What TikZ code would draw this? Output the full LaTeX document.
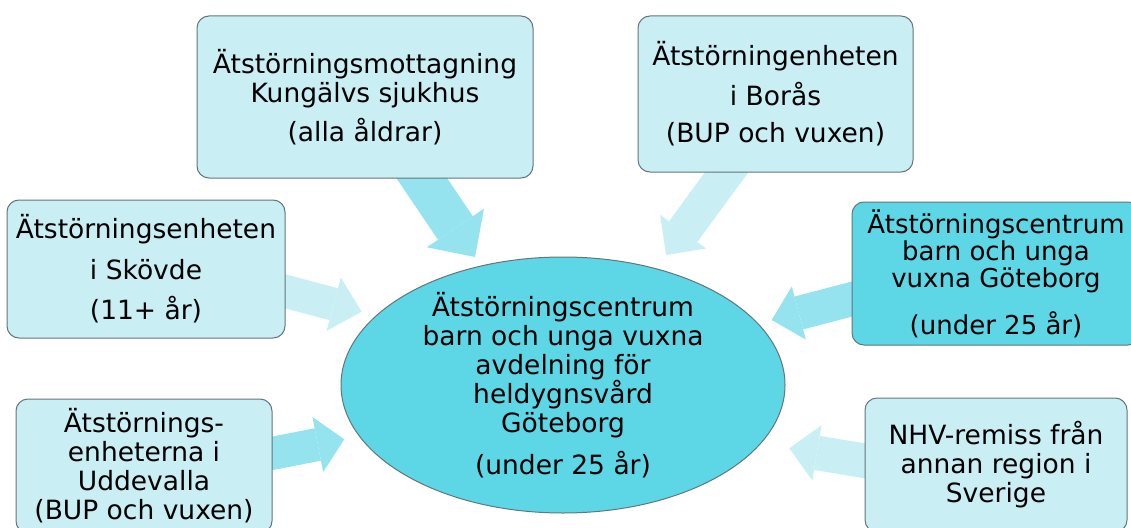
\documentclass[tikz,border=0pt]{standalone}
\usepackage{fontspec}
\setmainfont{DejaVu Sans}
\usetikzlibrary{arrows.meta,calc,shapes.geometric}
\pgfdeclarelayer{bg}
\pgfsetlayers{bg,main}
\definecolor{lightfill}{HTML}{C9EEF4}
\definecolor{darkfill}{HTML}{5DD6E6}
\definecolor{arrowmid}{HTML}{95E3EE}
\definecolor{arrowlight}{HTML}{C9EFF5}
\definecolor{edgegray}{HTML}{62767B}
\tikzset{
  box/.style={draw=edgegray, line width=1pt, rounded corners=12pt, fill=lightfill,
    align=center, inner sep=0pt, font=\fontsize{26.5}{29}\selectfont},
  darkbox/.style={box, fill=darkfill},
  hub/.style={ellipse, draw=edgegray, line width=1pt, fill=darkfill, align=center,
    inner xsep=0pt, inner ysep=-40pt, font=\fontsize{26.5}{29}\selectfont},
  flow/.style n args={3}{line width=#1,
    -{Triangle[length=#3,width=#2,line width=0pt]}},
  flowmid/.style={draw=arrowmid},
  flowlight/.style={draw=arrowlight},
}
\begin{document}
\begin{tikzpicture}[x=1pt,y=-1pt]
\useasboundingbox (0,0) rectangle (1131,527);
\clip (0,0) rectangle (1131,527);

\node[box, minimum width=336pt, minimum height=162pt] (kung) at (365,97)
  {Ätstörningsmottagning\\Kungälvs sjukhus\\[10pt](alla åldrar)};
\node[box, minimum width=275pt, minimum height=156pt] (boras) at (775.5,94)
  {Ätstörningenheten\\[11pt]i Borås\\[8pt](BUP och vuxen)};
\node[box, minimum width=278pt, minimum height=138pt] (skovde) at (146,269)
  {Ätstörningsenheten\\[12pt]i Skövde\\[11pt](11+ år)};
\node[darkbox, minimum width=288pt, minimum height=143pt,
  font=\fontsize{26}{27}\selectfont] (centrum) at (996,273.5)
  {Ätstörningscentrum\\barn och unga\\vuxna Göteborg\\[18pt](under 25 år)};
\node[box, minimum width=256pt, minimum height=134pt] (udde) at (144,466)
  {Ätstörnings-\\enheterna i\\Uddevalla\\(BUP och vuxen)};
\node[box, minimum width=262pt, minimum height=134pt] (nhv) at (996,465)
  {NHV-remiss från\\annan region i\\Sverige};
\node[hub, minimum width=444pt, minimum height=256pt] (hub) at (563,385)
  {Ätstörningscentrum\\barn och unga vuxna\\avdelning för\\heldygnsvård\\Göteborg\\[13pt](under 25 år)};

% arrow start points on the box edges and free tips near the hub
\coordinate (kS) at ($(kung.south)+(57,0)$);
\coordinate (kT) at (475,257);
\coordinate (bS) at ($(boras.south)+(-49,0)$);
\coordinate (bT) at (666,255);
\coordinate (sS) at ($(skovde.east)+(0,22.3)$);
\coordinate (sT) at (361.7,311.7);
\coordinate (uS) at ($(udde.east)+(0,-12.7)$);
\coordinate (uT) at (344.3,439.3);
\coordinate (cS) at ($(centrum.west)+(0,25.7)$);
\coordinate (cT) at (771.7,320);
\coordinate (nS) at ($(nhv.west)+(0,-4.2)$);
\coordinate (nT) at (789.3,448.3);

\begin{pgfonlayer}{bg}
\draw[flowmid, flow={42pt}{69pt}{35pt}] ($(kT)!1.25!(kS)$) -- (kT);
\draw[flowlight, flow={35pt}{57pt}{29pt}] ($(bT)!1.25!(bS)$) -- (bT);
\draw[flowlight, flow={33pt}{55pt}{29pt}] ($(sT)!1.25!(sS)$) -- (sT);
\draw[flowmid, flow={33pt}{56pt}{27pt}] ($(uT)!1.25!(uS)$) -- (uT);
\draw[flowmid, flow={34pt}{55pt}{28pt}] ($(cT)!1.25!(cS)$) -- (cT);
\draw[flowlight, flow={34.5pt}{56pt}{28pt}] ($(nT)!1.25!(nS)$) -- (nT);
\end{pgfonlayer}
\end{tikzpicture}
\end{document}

---+---

Write the material out again exactly as it appears, dropping the pictures.

What TikZ code would draw this? Output the full LaTeX document.
\documentclass[tikz,border=0pt]{standalone}
\usepackage{fontspec}
\setmainfont{DejaVu Sans}
\usetikzlibrary{arrows.meta,calc,shapes.geometric}
\pgfdeclarelayer{bg}
\pgfsetlayers{bg,main}
\definecolor{lightfill}{HTML}{C9EEF4}
\definecolor{darkfill}{HTML}{5DD6E6}
\definecolor{arrowmid}{HTML}{95E3EE}
\definecolor{arrowlight}{HTML}{C9EFF5}
\definecolor{edgegray}{HTML}{62767B}
\tikzset{
  box/.style={draw=edgegray, line width=1pt, rounded corners=12pt, fill=lightfill,
    align=center, inner sep=0pt, font=\fontsize{26.5}{29}\selectfont},
  darkbox/.style={box, fill=darkfill},
  hub/.style={ellipse, draw=edgegray, line width=1pt, fill=darkfill, align=center,
    inner xsep=0pt, inner ysep=-40pt, font=\fontsize{26.5}{29}\selectfont},
  flow/.style n args={3}{line width=#1,
    -{Triangle[length=#3,width=#2,line width=0pt]}},
  flowmid/.style={draw=arrowmid},
  flowlight/.style={draw=arrowlight},
}
\begin{document}
\begin{tikzpicture}[x=1pt,y=-1pt]
\useasboundingbox (0,0) rectangle (1131,527);
\clip (0,0) rectangle (1131,527);

\node[box, minimum width=336pt, minimum height=162pt] (kung) at (365,97)
  {Ätstörningsmottagning\\Kungälvs sjukhus\\[10pt](alla åldrar)};
\node[box, minimum width=275pt, minimum height=156pt] (boras) at (775.5,94)
  {Ätstörningenheten\\[11pt]i Borås\\[8pt](BUP och vuxen)};
\node[box, minimum width=278pt, minimum height=138pt] (skovde) at (146,269)
  {Ätstörningsenheten\\[12pt]i Skövde\\[11pt](11+ år)};
\node[darkbox, minimum width=288pt, minimum height=143pt,
  font=\fontsize{26}{27}\selectfont] (centrum) at (996,273.5)
  {Ätstörningscentrum\\barn och unga\\vuxna Göteborg\\[18pt](under 25 år)};
\node[box, minimum width=256pt, minimum height=134pt] (udde) at (144,466)
  {Ätstörnings-\\enheterna i\\Uddevalla\\(BUP och vuxen)};
\node[box, minimum width=262pt, minimum height=134pt] (nhv) at (996,465)
  {NHV-remiss från\\annan region i\\Sverige};
\node[hub, minimum width=444pt, minimum height=256pt] (hub) at (563,385)
  {Ätstörningscentrum\\barn och unga vuxna\\avdelning för\\heldygnsvård\\Göteborg\\[13pt](under 25 år)};

% arrow start points on the box edges and free tips near the hub
\coordinate (kS) at ($(kung.south)+(57,0)$);
\coordinate (kT) at (475,257);
\coordinate (bS) at ($(boras.south)+(-49,0)$);
\coordinate (bT) at (666,255);
\coordinate (sS) at ($(skovde.east)+(0,22.3)$);
\coordinate (sT) at (361.7,311.7);
\coordinate (uS) at ($(udde.east)+(0,-12.7)$);
\coordinate (uT) at (344.3,439.3);
\coordinate (cS) at ($(centrum.west)+(0,25.7)$);
\coordinate (cT) at (771.7,320);
\coordinate (nS) at ($(nhv.west)+(0,-4.2)$);
\coordinate (nT) at (789.3,448.3);

\begin{pgfonlayer}{bg}
\draw[flowmid, flow={42pt}{69pt}{35pt}] ($(kT)!1.25!(kS)$) -- (kT);
\draw[flowlight, flow={35pt}{57pt}{29pt}] ($(bT)!1.25!(bS)$) -- (bT);
\draw[flowlight, flow={33pt}{55pt}{29pt}] ($(sT)!1.25!(sS)$) -- (sT);
\draw[flowmid, flow={33pt}{56pt}{27pt}] ($(uT)!1.25!(uS)$) -- (uT);
\draw[flowmid, flow={34pt}{55pt}{28pt}] ($(cT)!1.25!(cS)$) -- (cT);
\draw[flowlight, flow={34.5pt}{56pt}{28pt}] ($(nT)!1.25!(nS)$) -- (nT);
\end{pgfonlayer}
\end{tikzpicture}
\end{document}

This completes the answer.